Chandler eventually wrote eight Marlowe novels, dying before finishing the ninth, Poodle Springs, which was later finished by Robert B. Parker. Most of the these novels have been adapted for TV and film, with an impressive list of actors playing Marlowe, including Humphrey Bogart, Dick Powell, James Garner, Robert Mitchum, Powers Boothe, Danny Glover, and of course Elliott Gould.
Some say The Long Goodbye doesn't hold up to Chandler's The Big Sleep or Farewell My Lovely. Others say it's Chandler's best work. Some say Gould isn't as cool as Bogie or as world-weary as Mitchum. Others say Gould is the only actor to have captured the essence of Marlowe.
Elliott Gould as Philip Marlowe
In the opening segment, Gould shows us a bumbling, wise-cracking, conscientious, chain-smoking Marlowe. The camera roves and wanders as it follows Marlowe, who meanders and drifts as he looks for cat food, talks to his cat, talks to the ladies next door, drives to find food for both the cat and the ladies. Gould's Marlowe is vulnerable, sweet even, yet cynical. Dressed in his crumpled suit (he puts on his jacket to drive to the store at 3 a.m.), he's a throwback to a more conventional era in the pot-smoking, freer world of the 1970s.

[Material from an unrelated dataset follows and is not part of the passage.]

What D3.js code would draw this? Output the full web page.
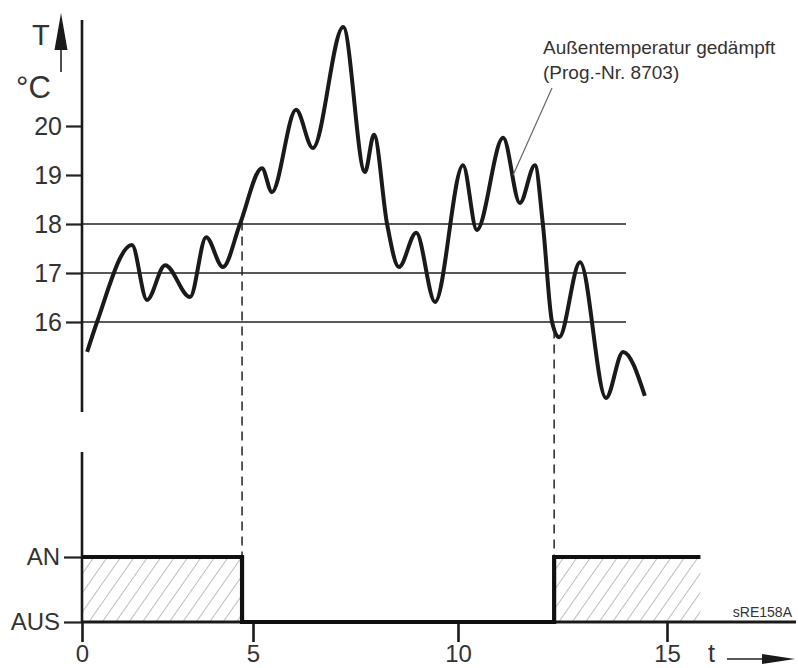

In a 2000 interview, Elliott Gould said he had "fallen out of grace in the industry, was basically un-castable" when Robert Altman offered him the role of Marlowe.
Interesting fact: Marlowe's car in the film was actually Gould's (a 1948 Lincoln Continental, very Marlowe-esque).

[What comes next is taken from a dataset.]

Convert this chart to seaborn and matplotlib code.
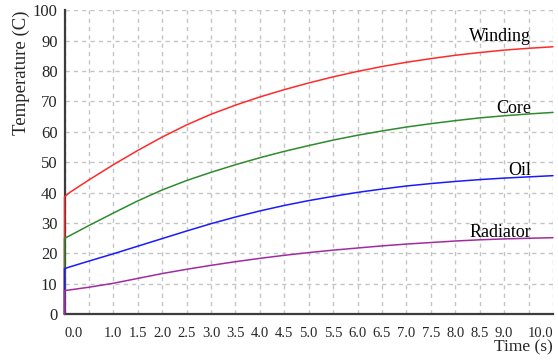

Another interesting fact about Gould: He's recorded every Marlowe story on audiotape.
Robert Altman, Director
Peter Bogdanovich was originally supposed to direct The Long Goodbye, and he wanted either Lee Marvin or Robert Mitchum to play Marlowe. He didn't want Gould to play the role because he was "too new." After Bogdanovich was off the project, Robert Altman was on.

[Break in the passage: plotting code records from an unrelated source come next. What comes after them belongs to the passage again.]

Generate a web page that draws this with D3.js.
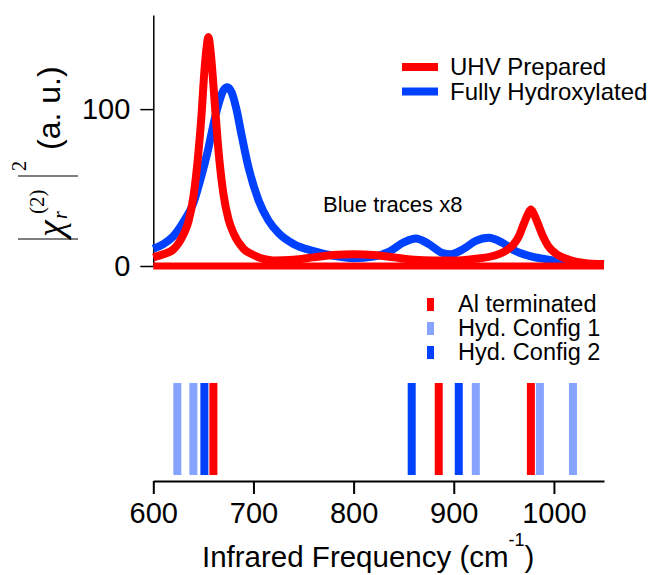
<!DOCTYPE html>
<html>
<head>
<meta charset="utf-8">
<script src="https://cdnjs.cloudflare.com/ajax/libs/d3/7.8.5/d3.min.js"></script>
<style>
  body { margin: 0; background: #fff; font-family: "Liberation Sans", Helvetica, Arial, sans-serif; }
  svg text { fill: #000; }
</style>
</head>
<body>
<div id="chart"></div>
<script>
// spectra (blue already scaled x8)
var redFreq = [600, 610, 620, 630, 635, 640, 645, 648, 651, 653, 655, 657, 659, 662, 665, 670, 675, 680, 690, 700,
               710, 720, 740, 760, 780, 800, 820, 840, 860, 880, 900, 920, 940, 950, 960, 965, 970, 974, 977, 980,
               984, 989, 994, 1004, 1015, 1030, 1050];
var redVals = [5.5, 7.5, 10.5, 20, 28, 44, 72, 95, 124, 138, 146, 138, 124, 98, 74, 46, 30, 21, 11, 7,
               4.5, 3.5, 4, 5.5, 7, 7.5, 7, 5.5, 4, 3.5, 3.5, 4.5, 6.5, 9, 14, 19, 27, 33, 36, 33,
               27, 19, 13, 7, 4, 2, 1.2];

var blueFreq = [600, 610, 620, 630, 640, 647, 655, 660, 665, 670, 674, 678, 683, 688, 695, 705, 715, 725, 740, 760,
                780, 800, 820, 835, 850, 862, 875, 888, 897, 910, 922, 935, 948, 960, 975, 990, 1010, 1030, 1050];
var blueVals = [11, 14, 19, 28, 40, 55, 75, 90, 103, 112, 114, 111, 100, 84, 63, 42, 29, 21, 14, 9.5,
                6.5, 5, 6, 9, 15, 17.5, 14, 8.5, 7.5, 11, 16, 18, 15, 10, 6.5, 4.5, 2.5, 1.5, 1];

// calculated mode positions (stick spectra)
var alTerminated = [660, 885, 977];
var hydConfig1 = [624, 640, 922, 986, 1019];
var hydConfig2 = [651, 858, 905];

var xTicks = [600, 700, 800, 900, 1000];
var yTicks = [0, 100];

var RED = "#ff0000", BLUE = "#0040ff", LIGHTBLUE = "#85a3ff";

var W = 655, H = 575;
var svg = d3.select("#chart").append("svg")
  .attr("width", W).attr("height", H);

var x = d3.scaleLinear().domain([600, 1050]).range([153.3, 604]);
var y = d3.scaleLinear().domain([0, 160]).range([266, 15]);
var yStick = d3.scaleLinear().domain([0, 1]).range([475, 383]);

// ---- top panel ----
var yAxis = svg.append("g")
  .attr("transform", "translate(" + x(600) + ",0)")
  .call(d3.axisLeft(y).tickValues(yTicks).tickSize(13).tickSizeOuter(0).tickPadding(10));
yAxis.select(".domain").attr("stroke-width", 1.5);
yAxis.selectAll(".tick line").attr("stroke-width", 1.5);
yAxis.selectAll(".tick text")
  .style("font-family", "Liberation Sans, Helvetica, Arial, sans-serif")
  .style("font-size", "29px");

var line = d3.line()
  .x(function(d) { return x(d[0]); })
  .y(function(d) { return y(d[1]); })
  .curve(d3.curveMonotoneX);

var blueData = blueFreq.map(function(f, i) { return [f, blueVals[i]]; });
var redData = redFreq.map(function(f, i) { return [f, redVals[i]]; });

svg.append("path").datum(blueData)
  .attr("d", line).attr("fill", "none")
  .attr("stroke", BLUE).attr("stroke-width", 8);

// zero lines
svg.append("path").datum(x.domain().map(function(f) { return [f, 0]; }))
  .attr("d", line).attr("fill", "none")
  .attr("stroke", RED).attr("stroke-width", 7);

svg.append("path").datum(redData)
  .attr("d", line).attr("fill", "none")
  .attr("stroke", RED).attr("stroke-width", 8);

svg.append("text")
  .attr("x", 323).attr("y", 212)
  .style("font-size", "22px")
  .text("Blue traces x8");

// legend top
var legTop = [["UHV Prepared", RED], ["Fully Hydroxylated", BLUE]];
legTop.forEach(function(d, i) {
  var yy = 67 + i * 24.5;
  svg.append("line")
    .attr("x1", 402).attr("x2", 438).attr("y1", yy).attr("y2", yy)
    .attr("stroke", d[1]).attr("stroke-width", 8);
  svg.append("text")
    .attr("x", 450).attr("y", yy + 8)
    .style("font-size", "24px")
    .text(d[0]);
});

// y label, rotated
var yl = svg.append("g").attr("transform", "translate(60,0) rotate(-90)");
yl.append("line").attr("x1", -239).attr("x2", -239).attr("y1", -42).attr("y2", 18)
  .attr("stroke", "#000").attr("stroke-width", 1.2);
yl.append("line").attr("x1", -176).attr("x2", -176).attr("y1", -42).attr("y2", 18)
  .attr("stroke", "#000").attr("stroke-width", 1.2);
yl.append("text").attr("x", -237).attr("y", 3)
  .style("font-family", "Liberation Serif, DejaVu Serif, serif")
  .style("font-style", "italic").style("font-size", "38px").text("\u03c7");
yl.append("text").attr("x", -219).attr("y", 7)
  .style("font-family", "Liberation Serif, DejaVu Serif, serif")
  .style("font-style", "italic").style("font-size", "20px").text("r");
yl.append("text").attr("x", -214).attr("y", -16)
  .style("font-family", "Liberation Serif, DejaVu Serif, serif")
  .style("font-size", "21px").text("(2)");
yl.append("text").attr("x", -171).attr("y", -34)
  .style("font-family", "Liberation Serif, DejaVu Serif, serif")
  .style("font-size", "20px").text("2");
yl.append("text").attr("x", -150).attr("y", 0)
  .style("font-size", "32px").text("(a. u.)");

// ---- bottom panel ----
var sticks = [
  { name: "Al terminated", color: RED, freqs: alTerminated },
  { name: "Hyd. Config 1", color: LIGHTBLUE, freqs: hydConfig1 },
  { name: "Hyd. Config 2", color: BLUE, freqs: hydConfig2 }
];

[sticks[1], sticks[2], sticks[0]].forEach(function(s) {
  svg.append("g").selectAll("line")
    .data(s.freqs).enter().append("line")
    .attr("x1", function(d) { return x(d); })
    .attr("x2", function(d) { return x(d); })
    .attr("y1", yStick(0)).attr("y2", yStick(1))
    .attr("stroke", s.color).attr("stroke-width", 8);
});

sticks.forEach(function(s, i) {
  var yy = 305 + i * 24;
  svg.append("rect")
    .attr("x", 427).attr("y", yy - 7).attr("width", 7).attr("height", 13)
    .attr("fill", s.color);
  svg.append("text")
    .attr("x", 458).attr("y", yy + 7)
    .style("font-size", "23.5px")
    .text(s.name);
});

var xAxis = svg.append("g")
  .attr("transform", "translate(0,481)")
  .call(d3.axisBottom(x).tickValues(xTicks).tickFormat(d3.format("d"))
    .tickSize(13).tickSizeOuter(0).tickPadding(8));
xAxis.select(".domain").attr("stroke-width", 2);
xAxis.selectAll(".tick line").attr("stroke-width", 2);
xAxis.selectAll(".tick text")
  .style("font-family", "Liberation Sans, Helvetica, Arial, sans-serif")
  .style("font-size", "29px");

var xt = svg.append("text")
  .attr("x", 202).attr("y", 567)
  .style("font-size", "29.5px");
xt.append("tspan").text("Infrared Frequency (cm");
xt.append("tspan").attr("dy", -21).style("font-size", "18px").text("-1");
xt.append("tspan").attr("dy", 21).text(")");
</script>
</body>
</html>
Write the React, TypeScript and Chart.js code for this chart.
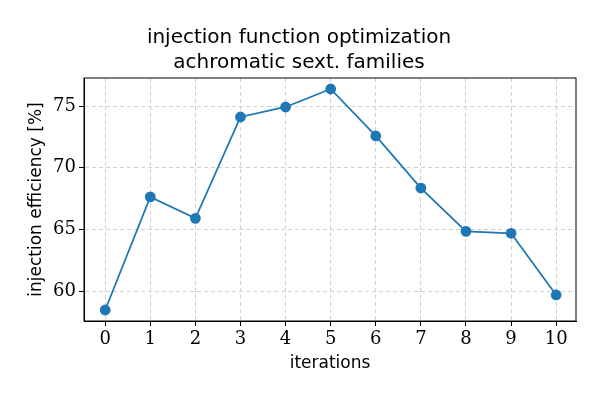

According to the 2009 article "Rip van Marlowe: Robert Altman's The Long Goodbye," Altman initially didn't want to direct the film, feeling that Marlowe had already been done and everybody connected Bogie with the role of Marlowe. But after it was suggested that Elliott Gould play Marlowe, Altman was in. When Gould said he didn't know if he could play Marlowe, Altman said he could because he was Marlowe.
Altman decided the camera would always be moving (as seen in the opening credits), giving the audience the feeling of being a voyeur who's always looking over somebody's shoulder or peering around someone's back. "The rougher it looked, the better it suited my purpose," Altman said. The article "The Long Goodbye" by Noel Murray quotes Altman saying that the premise of the film was Marlowe falling asleep in Chandler's era and waking up in the weird wonderland of California in the early 1970s.
The film wasn't well received at first, but all these years later it's become something of a cult classic. Many credit Altman's film as being truer to the mood established by Chandler in the book.
Interesting fact: Leigh Brackett, who wrote this script, was also the scriptwriter for The Big Sleep, directed by the iconic director Howard Hawks (final scene via YouTube, below). On that note, I'll now finish my coffee and get to work...but first, I have to feed my cat.